Tom’s Wholesale Toy

Walking the streets of D.C. more than 20 years ago, I chanced upon the street scene captured by this photograph, Tom’s Wholesale Toy.  It appears from the sign in the window that Tom sold large industrial machinary in his toy store, or at least one may jump to that conclusion when viewing this photograph. 

Tom’s Wholesale Toy is featured in the Street Photography Gallery at wmgphoto.com, my online photo gallery.

Questioning What is Hidden

“Caught in the Act” is the name of an upcoming invitational art exhibit at the Northbrook Public Library and Arts Center in Northbrook, Illinois.

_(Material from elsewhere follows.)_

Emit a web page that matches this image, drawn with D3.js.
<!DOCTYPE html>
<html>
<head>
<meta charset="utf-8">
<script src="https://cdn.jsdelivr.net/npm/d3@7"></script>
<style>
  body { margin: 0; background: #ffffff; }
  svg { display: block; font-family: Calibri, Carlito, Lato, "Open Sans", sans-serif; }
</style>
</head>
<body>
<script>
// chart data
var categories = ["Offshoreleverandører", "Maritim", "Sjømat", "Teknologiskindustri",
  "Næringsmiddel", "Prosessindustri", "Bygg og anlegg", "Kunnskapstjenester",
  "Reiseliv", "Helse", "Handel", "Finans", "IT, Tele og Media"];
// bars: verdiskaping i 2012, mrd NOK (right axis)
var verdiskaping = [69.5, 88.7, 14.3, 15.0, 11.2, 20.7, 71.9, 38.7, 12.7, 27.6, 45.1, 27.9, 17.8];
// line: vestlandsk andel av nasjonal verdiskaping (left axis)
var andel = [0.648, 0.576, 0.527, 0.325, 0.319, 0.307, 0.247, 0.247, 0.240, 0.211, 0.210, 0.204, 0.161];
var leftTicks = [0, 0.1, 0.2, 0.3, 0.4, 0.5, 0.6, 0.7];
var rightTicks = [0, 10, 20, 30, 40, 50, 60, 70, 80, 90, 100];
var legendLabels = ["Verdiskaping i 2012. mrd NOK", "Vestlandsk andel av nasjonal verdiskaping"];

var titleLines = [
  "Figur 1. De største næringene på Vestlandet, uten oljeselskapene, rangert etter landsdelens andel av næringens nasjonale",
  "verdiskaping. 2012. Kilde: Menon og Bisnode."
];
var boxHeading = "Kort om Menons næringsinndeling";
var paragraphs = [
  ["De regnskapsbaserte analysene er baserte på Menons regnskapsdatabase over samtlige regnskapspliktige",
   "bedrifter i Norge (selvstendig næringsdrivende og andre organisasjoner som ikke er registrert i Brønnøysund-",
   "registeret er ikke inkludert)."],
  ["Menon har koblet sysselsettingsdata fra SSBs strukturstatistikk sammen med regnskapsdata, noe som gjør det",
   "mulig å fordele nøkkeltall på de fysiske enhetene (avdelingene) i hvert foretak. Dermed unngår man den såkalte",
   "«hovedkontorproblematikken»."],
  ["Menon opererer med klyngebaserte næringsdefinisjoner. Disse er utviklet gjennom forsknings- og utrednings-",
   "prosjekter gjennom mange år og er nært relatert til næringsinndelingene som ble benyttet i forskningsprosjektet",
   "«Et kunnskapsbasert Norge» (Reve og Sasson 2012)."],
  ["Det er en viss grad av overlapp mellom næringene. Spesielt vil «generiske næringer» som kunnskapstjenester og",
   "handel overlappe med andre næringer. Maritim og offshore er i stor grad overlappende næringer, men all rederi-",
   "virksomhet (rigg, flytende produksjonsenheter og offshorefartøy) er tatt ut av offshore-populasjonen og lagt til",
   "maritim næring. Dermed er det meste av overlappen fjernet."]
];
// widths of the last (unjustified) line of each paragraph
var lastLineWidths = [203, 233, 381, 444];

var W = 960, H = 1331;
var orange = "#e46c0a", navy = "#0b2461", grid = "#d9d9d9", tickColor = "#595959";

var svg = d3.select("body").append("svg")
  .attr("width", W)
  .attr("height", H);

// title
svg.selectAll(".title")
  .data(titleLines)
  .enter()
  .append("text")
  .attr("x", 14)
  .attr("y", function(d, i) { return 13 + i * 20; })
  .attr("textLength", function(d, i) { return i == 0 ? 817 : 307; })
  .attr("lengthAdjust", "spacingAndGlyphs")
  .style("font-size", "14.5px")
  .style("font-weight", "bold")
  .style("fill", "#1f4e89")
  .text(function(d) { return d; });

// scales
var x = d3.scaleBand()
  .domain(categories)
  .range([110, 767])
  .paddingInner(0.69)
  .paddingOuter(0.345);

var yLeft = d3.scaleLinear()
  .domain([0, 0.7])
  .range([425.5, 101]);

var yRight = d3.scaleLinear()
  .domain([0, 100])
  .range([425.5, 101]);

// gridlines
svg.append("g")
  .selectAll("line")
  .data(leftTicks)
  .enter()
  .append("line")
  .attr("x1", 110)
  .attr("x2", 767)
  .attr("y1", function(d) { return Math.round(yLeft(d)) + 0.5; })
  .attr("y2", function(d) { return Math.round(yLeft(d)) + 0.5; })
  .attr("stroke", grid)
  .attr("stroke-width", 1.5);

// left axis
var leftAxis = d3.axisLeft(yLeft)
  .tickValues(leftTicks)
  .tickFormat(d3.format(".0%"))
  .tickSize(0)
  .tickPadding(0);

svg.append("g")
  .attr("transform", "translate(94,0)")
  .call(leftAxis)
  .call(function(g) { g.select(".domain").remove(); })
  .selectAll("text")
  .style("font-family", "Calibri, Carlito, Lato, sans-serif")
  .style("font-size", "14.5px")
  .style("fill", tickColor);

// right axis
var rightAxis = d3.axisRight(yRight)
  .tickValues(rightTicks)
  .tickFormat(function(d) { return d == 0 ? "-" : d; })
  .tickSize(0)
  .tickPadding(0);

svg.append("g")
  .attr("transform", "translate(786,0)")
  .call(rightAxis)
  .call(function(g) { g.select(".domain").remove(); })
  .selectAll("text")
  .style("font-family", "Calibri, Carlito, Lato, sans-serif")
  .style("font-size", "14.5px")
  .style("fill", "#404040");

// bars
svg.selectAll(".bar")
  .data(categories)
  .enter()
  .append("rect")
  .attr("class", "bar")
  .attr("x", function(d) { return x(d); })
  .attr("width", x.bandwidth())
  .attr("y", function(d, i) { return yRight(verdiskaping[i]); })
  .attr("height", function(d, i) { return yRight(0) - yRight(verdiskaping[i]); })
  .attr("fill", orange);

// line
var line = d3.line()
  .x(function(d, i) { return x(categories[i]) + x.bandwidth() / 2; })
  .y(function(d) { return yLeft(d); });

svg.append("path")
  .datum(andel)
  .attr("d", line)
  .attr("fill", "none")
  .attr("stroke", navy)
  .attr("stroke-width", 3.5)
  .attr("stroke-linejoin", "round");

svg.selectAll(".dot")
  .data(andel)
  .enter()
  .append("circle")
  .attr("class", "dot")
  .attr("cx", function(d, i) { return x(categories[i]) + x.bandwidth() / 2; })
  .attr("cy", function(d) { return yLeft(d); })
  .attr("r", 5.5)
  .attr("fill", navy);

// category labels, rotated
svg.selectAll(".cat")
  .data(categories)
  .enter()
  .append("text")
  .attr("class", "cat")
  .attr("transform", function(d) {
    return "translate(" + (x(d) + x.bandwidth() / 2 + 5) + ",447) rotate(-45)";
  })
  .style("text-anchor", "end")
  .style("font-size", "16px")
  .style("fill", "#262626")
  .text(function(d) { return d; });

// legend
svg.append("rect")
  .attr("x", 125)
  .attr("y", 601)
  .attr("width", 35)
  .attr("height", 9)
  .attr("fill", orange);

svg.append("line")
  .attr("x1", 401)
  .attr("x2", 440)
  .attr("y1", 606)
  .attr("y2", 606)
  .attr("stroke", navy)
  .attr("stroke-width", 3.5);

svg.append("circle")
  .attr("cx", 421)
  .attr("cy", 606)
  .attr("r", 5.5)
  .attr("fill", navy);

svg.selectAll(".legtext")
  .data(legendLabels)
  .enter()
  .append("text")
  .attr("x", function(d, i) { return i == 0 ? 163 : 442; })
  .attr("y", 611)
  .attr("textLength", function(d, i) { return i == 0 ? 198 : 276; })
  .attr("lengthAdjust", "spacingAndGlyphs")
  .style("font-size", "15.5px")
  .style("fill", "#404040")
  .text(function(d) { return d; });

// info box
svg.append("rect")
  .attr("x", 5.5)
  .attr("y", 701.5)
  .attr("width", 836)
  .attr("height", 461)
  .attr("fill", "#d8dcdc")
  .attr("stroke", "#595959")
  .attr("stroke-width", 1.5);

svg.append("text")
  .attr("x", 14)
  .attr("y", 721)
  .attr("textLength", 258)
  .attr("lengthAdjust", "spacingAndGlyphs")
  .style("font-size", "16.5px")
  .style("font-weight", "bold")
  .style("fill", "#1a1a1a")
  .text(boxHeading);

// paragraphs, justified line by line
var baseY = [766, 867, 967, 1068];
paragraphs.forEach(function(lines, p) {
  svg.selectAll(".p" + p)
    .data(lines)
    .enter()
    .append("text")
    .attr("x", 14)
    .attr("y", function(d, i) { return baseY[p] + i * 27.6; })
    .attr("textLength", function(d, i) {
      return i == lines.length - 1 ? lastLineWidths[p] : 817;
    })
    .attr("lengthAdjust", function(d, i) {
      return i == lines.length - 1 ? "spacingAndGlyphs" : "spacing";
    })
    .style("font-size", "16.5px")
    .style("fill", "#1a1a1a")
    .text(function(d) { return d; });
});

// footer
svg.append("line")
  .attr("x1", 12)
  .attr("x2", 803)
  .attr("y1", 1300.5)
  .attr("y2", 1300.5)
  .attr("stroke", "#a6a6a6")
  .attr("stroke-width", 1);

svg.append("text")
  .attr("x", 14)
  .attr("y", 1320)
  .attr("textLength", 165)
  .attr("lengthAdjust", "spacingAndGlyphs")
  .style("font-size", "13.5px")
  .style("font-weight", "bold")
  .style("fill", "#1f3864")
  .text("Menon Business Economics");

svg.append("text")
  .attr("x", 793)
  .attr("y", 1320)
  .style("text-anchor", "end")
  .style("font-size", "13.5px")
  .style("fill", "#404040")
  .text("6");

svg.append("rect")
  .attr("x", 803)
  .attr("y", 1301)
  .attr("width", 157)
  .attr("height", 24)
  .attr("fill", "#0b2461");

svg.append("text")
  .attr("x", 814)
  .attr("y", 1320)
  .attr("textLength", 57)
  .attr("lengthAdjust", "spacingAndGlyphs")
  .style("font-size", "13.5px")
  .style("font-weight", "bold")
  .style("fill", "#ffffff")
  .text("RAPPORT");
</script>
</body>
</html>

The purpose of the show is to display artwork that “seeks the moment of the numinous, the captured instant that reveals and questions what is hidden.” My photograph, Boys at Play, reproduced in this post, will be on exhibit in that show.

The show will open with a public reception on Friday, October 3, 2008, and will continue through October 31. For more information about the show, you may visit the show’s website by clicking -HERE-. That website will be updated with an exhibition catalog on September 23.

I hope to see you at the opening reception.

“I sketch with my camera”

Pete Plays the Blues

At an impromptu jam session, someone handed me a sketchpad and invited me to draw.  I replied, “I sketch with my camera.”

The resulting image, Pete Plays the Blues, will be exhibited at the Laurel Art Guild’s 39th Annual Open Juried Exhibition at the Montpelier Arts Center in Laurel, Maryland, March 9 through March 30, 2008.

This image was created in camera on 35mm black and white film.

Capturing Motion

Drumming

I was first exposed to photography in college in 1982 when I took a beginning photography course. Once school let out, I headed out to California to roam around. In Oakland, I chanced upon a group of drummers and starting taking pictures.

I love the way my camera captured the motion, and dare I say emotion, inherent in the players’ activity. I call this image “Drumming”.

Drumming is the latest addition to the Street Photography gallery at www.wmgphoto.com.

Serendipity and Social Commentary

Schism

I came across this statue of Jesus’s face, rent asunder, in a shop selling Christian religious iconography in Los Angeles. Schism, the photograph’s title was inspired by the crack in the statue’s face, but the more I looked at the image, the more it occured to me that the other elements of the image convey the sense of schism as well.

The right side of the image is dominated by Jesus on the cross. A brother holds a child in his arms, and the child looks lovingly up at the Christ on the Cross.

The left side of the rent image of Christ is a different story altogether. On the left, higher and larger than the crucifix is a statue of a person whose arms echo the arms of Jesus on the cross, but this person’s gaze is directed not on the Lord himself, but rather on the images above, highly iconographic images of the Virgin Mary holding the baby Jesus. Also on the left are various statues of Mary in the different forms in which she has been depicted, including a dark-skinned virgin in the background.

Kneeling on the floor in the left foreground are two children in prayerful pose looking up. Are they looking to the statue of Jesus before them, or are they instead praying to the various images of Mary, the face of one being surrounded by a halo’s glow, and both of which seem to have been placed just ahead of the Jesus statue, and thus, closer to the praying children.

So, while the crack in the face of Jesus brought to my mind the word “schism”, the rest of the composition speaks volumes about what that word might mean in the context suggested by the religious icons on display.